## start RAW DATA
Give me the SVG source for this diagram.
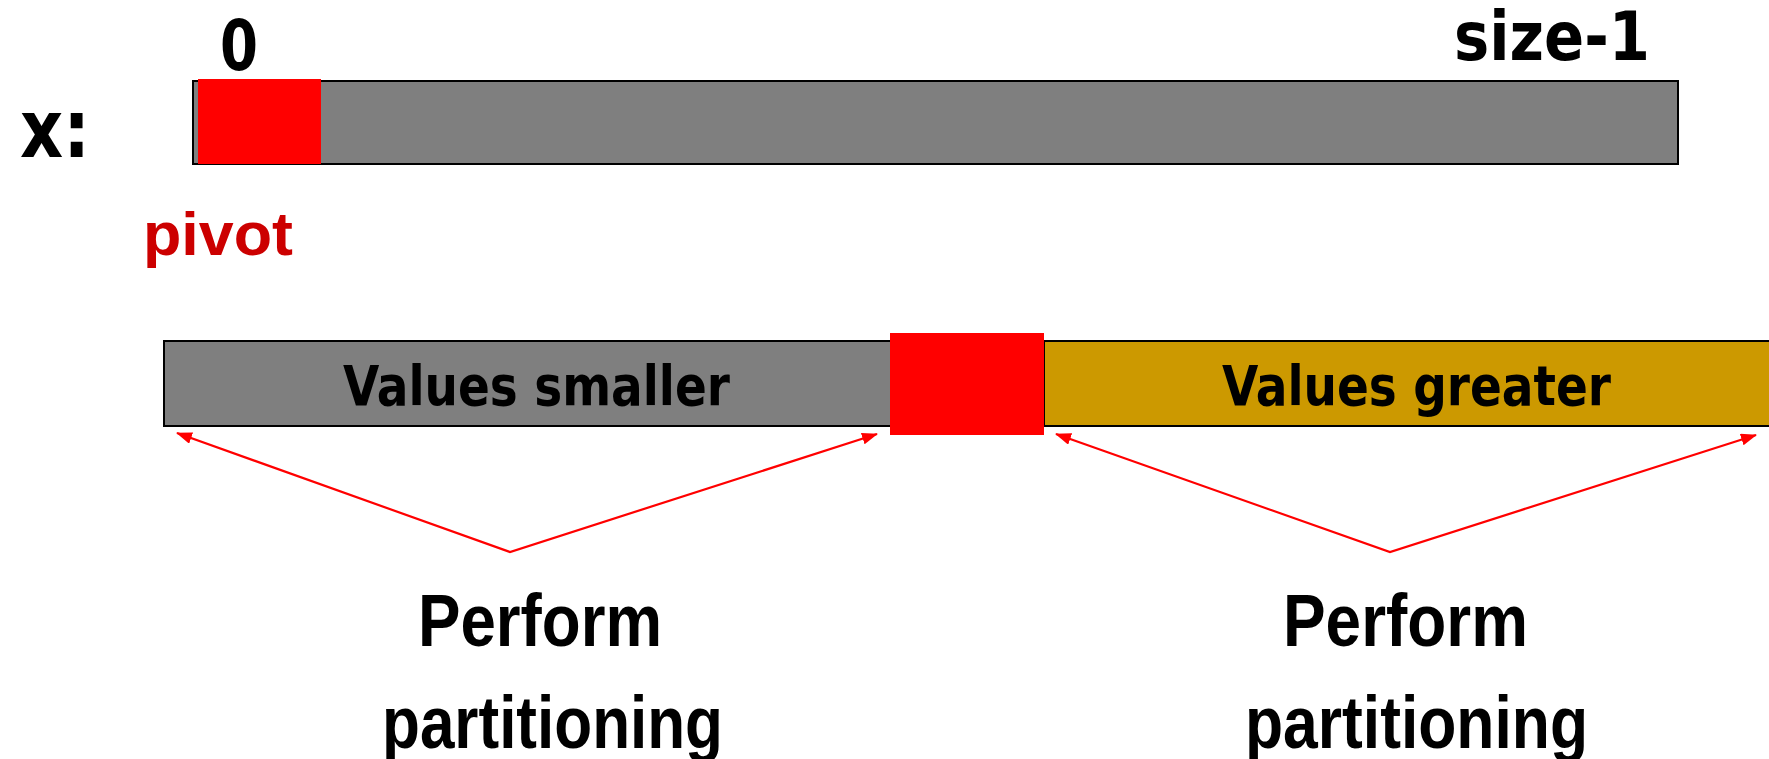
<svg xmlns="http://www.w3.org/2000/svg" width="1769" height="759" viewBox="0 0 1769 759">
<style>
.lbl{font-family:"DejaVu Sans","Verdana",sans-serif;font-weight:bold;fill:#000}
.big{font-family:"Liberation Sans",Arial,sans-serif;font-weight:bold;fill:#000;font-size:75px}
.bar{stroke:#000;stroke-width:2}
.conn{fill:none;stroke:#FF0000;stroke-width:2.2}
</style>
<defs>
<marker id="ah" viewBox="0 0 16 12" refX="15" refY="6" markerWidth="16" markerHeight="12" markerUnits="userSpaceOnUse" orient="auto-start-reverse">
<path d="M0,0 L16,6 L0,12 Z" fill="#FF0000"/>
</marker>
</defs>
<rect width="1769" height="759" fill="#fff"/>

<g id="array-top">
<text class="lbl" x="20" y="157" font-size="80" textLength="70" lengthAdjust="spacingAndGlyphs">x:</text>
<text class="lbl" x="220" y="70" font-size="70" textLength="38" lengthAdjust="spacingAndGlyphs">0</text>
<text class="lbl" x="1454" y="60" font-size="68" textLength="196" lengthAdjust="spacingAndGlyphs">size-1</text>
<rect class="bar" x="193" y="81" width="1485" height="83" fill="#7F7F7F"/>
<rect x="198" y="79" width="123" height="85" fill="#FF0000"/>
<text x="143" y="255" font-family="'Liberation Sans',Arial,sans-serif" font-weight="bold" font-size="62" fill="#CC0000" textLength="150" lengthAdjust="spacingAndGlyphs">pivot</text>
</g>

<g id="smaller">
<rect class="bar" x="164" y="341" width="730" height="85" fill="#7F7F7F"/>
<text class="lbl" x="343" y="405" font-size="55" textLength="387" lengthAdjust="spacingAndGlyphs">Values smaller</text>
</g>

<g id="greater">
<rect class="bar" x="1044" y="341" width="740" height="85" fill="#CC9900"/>
<text class="lbl" x="1222" y="405" font-size="55" textLength="389" lengthAdjust="spacingAndGlyphs">Values greater</text>
</g>

<g id="pivot-mid">
<rect x="890" y="333" width="154" height="102" fill="#FF0000"/>
</g>

<g id="connectors">
<polyline class="conn" points="177,433 510,552 877,434" marker-start="url(#ah)" marker-end="url(#ah)"/>
<polyline class="conn" points="1056,434 1390,552 1756,435" marker-start="url(#ah)" marker-end="url(#ah)"/>
</g>

<g id="label-left">
<text class="big" x="418" y="646" textLength="244" lengthAdjust="spacingAndGlyphs">Perform</text>
<text class="big" x="382" y="748" textLength="341" lengthAdjust="spacingAndGlyphs">partitioning</text>
</g>
<g id="label-right">
<text class="big" x="1283" y="646" textLength="245" lengthAdjust="spacingAndGlyphs">Perform</text>
<text class="big" x="1245" y="748" textLength="343" lengthAdjust="spacingAndGlyphs">partitioning</text>
</g>
</svg>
## end RAW DATA
● **EXERCISE PROMPT**
Reproduce the material above in full, exactly, with no images.

● **ANSWER FOR THIS EXERCISE**
Give me the SVG source for this diagram.
<svg xmlns="http://www.w3.org/2000/svg" width="1769" height="759" viewBox="0 0 1769 759">
<style>
.lbl{font-family:"DejaVu Sans","Verdana",sans-serif;font-weight:bold;fill:#000}
.big{font-family:"Liberation Sans",Arial,sans-serif;font-weight:bold;fill:#000;font-size:75px}
.bar{stroke:#000;stroke-width:2}
.conn{fill:none;stroke:#FF0000;stroke-width:2.2}
</style>
<defs>
<marker id="ah" viewBox="0 0 16 12" refX="15" refY="6" markerWidth="16" markerHeight="12" markerUnits="userSpaceOnUse" orient="auto-start-reverse">
<path d="M0,0 L16,6 L0,12 Z" fill="#FF0000"/>
</marker>
</defs>
<rect width="1769" height="759" fill="#fff"/>

<g id="array-top">
<text class="lbl" x="20" y="157" font-size="80" textLength="70" lengthAdjust="spacingAndGlyphs">x:</text>
<text class="lbl" x="220" y="70" font-size="70" textLength="38" lengthAdjust="spacingAndGlyphs">0</text>
<text class="lbl" x="1454" y="60" font-size="68" textLength="196" lengthAdjust="spacingAndGlyphs">size-1</text>
<rect class="bar" x="193" y="81" width="1485" height="83" fill="#7F7F7F"/>
<rect x="198" y="79" width="123" height="85" fill="#FF0000"/>
<text x="143" y="255" font-family="'Liberation Sans',Arial,sans-serif" font-weight="bold" font-size="62" fill="#CC0000" textLength="150" lengthAdjust="spacingAndGlyphs">pivot</text>
</g>

<g id="smaller">
<rect class="bar" x="164" y="341" width="730" height="85" fill="#7F7F7F"/>
<text class="lbl" x="343" y="405" font-size="55" textLength="387" lengthAdjust="spacingAndGlyphs">Values smaller</text>
</g>

<g id="greater">
<rect class="bar" x="1044" y="341" width="740" height="85" fill="#CC9900"/>
<text class="lbl" x="1222" y="405" font-size="55" textLength="389" lengthAdjust="spacingAndGlyphs">Values greater</text>
</g>

<g id="pivot-mid">
<rect x="890" y="333" width="154" height="102" fill="#FF0000"/>
</g>

<g id="connectors">
<polyline class="conn" points="177,433 510,552 877,434" marker-start="url(#ah)" marker-end="url(#ah)"/>
<polyline class="conn" points="1056,434 1390,552 1756,435" marker-start="url(#ah)" marker-end="url(#ah)"/>
</g>

<g id="label-left">
<text class="big" x="418" y="646" textLength="244" lengthAdjust="spacingAndGlyphs">Perform</text>
<text class="big" x="382" y="748" textLength="341" lengthAdjust="spacingAndGlyphs">partitioning</text>
</g>
<g id="label-right">
<text class="big" x="1283" y="646" textLength="245" lengthAdjust="spacingAndGlyphs">Perform</text>
<text class="big" x="1245" y="748" textLength="343" lengthAdjust="spacingAndGlyphs">partitioning</text>
</g>
</svg>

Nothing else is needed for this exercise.